Вирц преследовал Демени как коршун куренка, затевал склоку за склокой, отказывался ездить к тем, кто привечал француза и обращался к нему как к врачу, и даже грозился сообщить в физикат, и мало-помалу отвадил-таки м – —ских помещиков от презренного недоучки. Демени, между тем, успел исподволь стать любимым питомцем всего уезда. Вильгельм Христофорович успешно выжил его из их общей профессии, но не из сердец местных обывателей, и в итоге нашлось французу и скромное место; он стал учителем у Норовлёва-Гольского. Глава семейства (приютивший полуврача не без влияния своей супруги) считал, что делает доброе дело и гордился собой. Любо сделать приятное приятному человеку, не правда ли? К тому же, в сравнении с заграничными поварами и брадобреями, нанимаемыми у нас часто по невежеству в качестве учителей, Демени мог и за бессмертного сойти, и, таким образом, Норовлёв приобрел прекрасного наставника для своих детей по весьма сходной цене.

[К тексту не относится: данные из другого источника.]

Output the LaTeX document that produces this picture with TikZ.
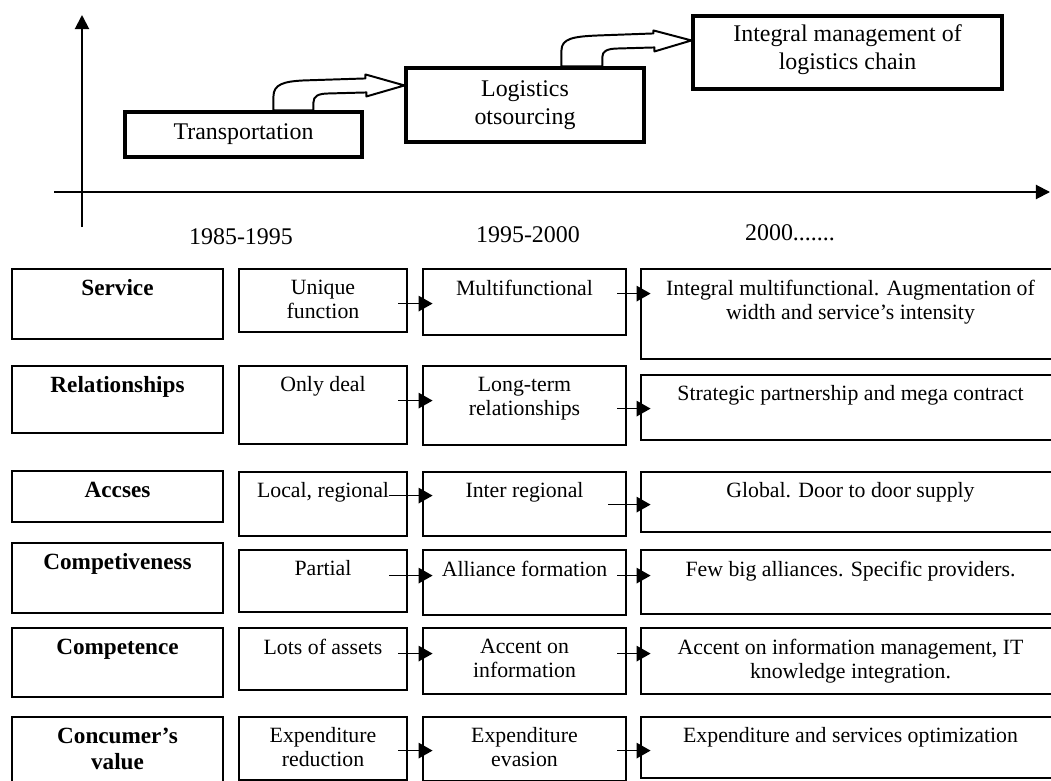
\documentclass[tikz,border=0pt]{standalone}
\usepackage{fontspec}
\setmainfont{Liberation Serif}
\usetikzlibrary{arrows.meta,positioning,calc,fit}

\tikzset{
  stage/.style={draw, line width=2.2pt, inner sep=0pt},
  stagetxt/.style={inner sep=0pt, align=center, font=\fontsize{17}{20}\selectfont},
  cell/.style={draw, line width=2pt, inner sep=0pt},
  celltxt/.style={anchor=north, yshift=-8.5pt, inner sep=0pt, align=center, font=\fontsize{15.5}{17}\selectfont},
  headtxt/.style={celltxt, font=\fontsize{16.5}{18.5}\selectfont\bfseries},
  axis/.style={line width=1.4pt, -{Triangle[length=10pt,width=10pt]}},
  flow/.style={line width=1.2pt, -{Triangle[length=10pt,width=11pt]}},
  hollow/.style={draw, fill=white, line width=1.4pt, line join=round},
  year/.style={font=\fontsize{17}{20}\selectfont}
}

% one framed cell of the table, text at its top
\newcommand{\tabcell}[7][celltxt]{%
  \node[cell, fit={(#3,#4) (#5,#6)}, label={[#1]north:{#7}}] (#2) {};}

\begin{document}
\begin{tikzpicture}[x=0.025cm, y=-0.025cm]
  \useasboundingbox (0,0) rectangle (1051,781);
  \clip (0,0) rectangle (1051,781);

  % axes
  \coordinate (xs) at (54,192);
  \coordinate (xe) at (1050,192);
  \coordinate (ys) at (82,227);
  \coordinate (ye) at (82,15);
  \draw[axis] (xs) -- (xe);
  \draw[axis] (ys) -- (ye);

  % stages
  \node[stage, fit={(125,112) (362,157)}, label={[stagetxt]center:Transportation}] (trans) {};
  \node[stage, fit={(406,68) (644,142)}, label={[stagetxt]center:{Logistics\\otsourcing}}] (logi) {};
  \node[stage, fit={(693,16) (1002,89)}, label={[stagetxt,yshift=2pt]center:{Integral management of\\logistics chain}}] (integ) {};

  \coordinate (tip1) at ($(logi.north west)+(0,19)$);
  \coordinate (tip2) at ($(integ.north west)+(0,26)$);
  \draw[hollow] ($(trans.north west)+(150,0)$) -- ++(0,-14)
    .. controls +(0,-12) and +(-20,1) .. ++(30,-16) -- ++(62,-2) -- ++(0,-4)
    -- (tip1) -- ++(-38,11) -- ++(0,-4) -- ++(-37,1)
    .. controls +(-12,0) and +(0,-6) .. ++(-16,9) -- ++(0,8) -- cycle;
  \draw[hollow] ($(logi.north west)+(157,0)$) -- ++(0,-16)
    .. controls +(0,-12) and +(-25,1) .. ++(37,-15) -- ++(55,-2) -- ++(0,-3)
    -- (tip2) -- ++(-37,11) -- ++(0,-4) -- ++(-35,1)
    .. controls +(-13,0) and +(0,-5) .. ++(-17,8) -- ++(0,10) -- cycle;

  % periods
  \node[year] (y1) at (241,237) {1985-1995};
  \node[year] (y2) at (528,235) {1995-2000};
  \node[year] (y3) at (790,233) {2000.......};

  % table
  \tabcell[headtxt]{h1}{12}{269}{223}{339}{Service}
  \tabcell{a1}{239}{269}{407}{332}{Unique\\function}
  \tabcell{b1}{423}{269}{626}{335}{Multifunctional}
  \tabcell{c1}{641}{269}{1060}{359}{Integral multifunctional. Augmentation of\\width and service's intensity}

  \tabcell[headtxt]{h2}{12}{366}{223}{433}{Relationships}
  \tabcell{a2}{239}{366}{407}{444}{Only deal}
  \tabcell{b2}{423}{366}{626}{445}{Long-term\\relationships}
  \tabcell{c2}{641}{375}{1060}{440}{Strategic partnership and mega contract}

  \tabcell[headtxt]{h3}{12}{471}{223}{522}{Accses}
  \tabcell{a3}{239}{472}{407}{536}{Local, regional}
  \tabcell{b3}{423}{472}{626}{536}{Inter regional}
  \tabcell{c3}{641}{472}{1060}{532}{Global. Door to door supply}

  \tabcell[headtxt]{h4}{12}{543}{223}{613}{Competiveness}
  \tabcell{a4}{239}{550}{407}{612}{Partial}
  \tabcell{b4}{423}{550}{626}{615}{Alliance formation}
  \tabcell{c4}{641}{550}{1060}{614}{Few big alliances. Specific providers.}

  \tabcell[headtxt]{h5}{12}{628}{223}{697}{Competence}
  \tabcell{a5}{239}{628}{407}{690}{Lots of assets}
  \tabcell{b5}{423}{628}{626}{694}{Accent on\\information}
  \tabcell{c5}{641}{628}{1060}{694}{Accent on information management, IT\\knowledge integration.}

  \tabcell[headtxt]{h6}{12}{717}{223}{795}{Concumer's\\value}
  \tabcell{a6}{239}{717}{407}{780}{Expenditure\\reduction}
  \tabcell{b6}{423}{717}{626}{781}{Expenditure\\evasion}
  \tabcell{c6}{641}{717}{1060}{778}{Expenditure and services optimization}

  % arrows between cells
  \foreach \p/\q/\dy/\dx in {a1/b1/36/10, a2/b2/36/10, a3/b3/25/19, a4/b4/27/19, a5/b5/27/10, a6/b6/35/10,
                             b1/c1/26/10, b2/c2/44/10, b3/c3/34/19, b4/c4/27/10, b5/c5/27/10, b6/c6/35/10} {
    \path ($(\p.north east)+(-\dx,\dy)$) coordinate (s) ($(\q.west)+(11,0)$) coordinate (t);
    \draw[flow] (s) -- (s -| t);
  }
\end{tikzpicture}
\end{document}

К тому времени, о котором ведем мы наш рассказ, воспитанники его кто помер, кто подрос, и жил Демени себе тихо бобылем в выделенной ему крошечной избушке за полями, почти у самого леса; из уважения к бывшему учителю ее называли охотничьим домиком. В попытках как-то облагородить основательную бревенчатую избу, щедро утепленную паклей, новый жилец сразу же по приезде собственноручно приколотил на тесаную стену карту Франции и пару нравоучительных гравюр, изображавших некоторые сцены из жизни Иосифа Прекрасного, которые до сих пор желтели там, изрядно выцветшие и засиженные тараканами, над сундуком, в котором хранились под зимней одеждой поднесенные ему в разное время хозяевами и соседями дары, среди которых были в том числе: астролябия; древесный гриб, замечательно напоминавший Демени в профиль и потому обязанный быть ему преподнесенным; переписанные кем-то от руки ноты песенки в темпе andante amoroso, начинавшейся словами Plaisir d’aimer, folle chimere, combien tu nous rends malheureux!10; старый разрозненный набор дуэльных пистолетов (без молотка и пороховницы); склянка с каким-то неведомым гадом в спирту; череп бобра. В господском доме угла для Демени не нашлось, потому что дом тот, как вы уже знаете, был с гулькин нос, крохотный мезонин набит детьми и прислугой, а красавчика-француза, само собой разумеется, следовало держать от кухарок и нянек подалее, да и по положению он все же был им не товарищ, почище человечек, так что столовался он, пока учил, вместе с барами, и даже был допускаем к хозяйской табакерке.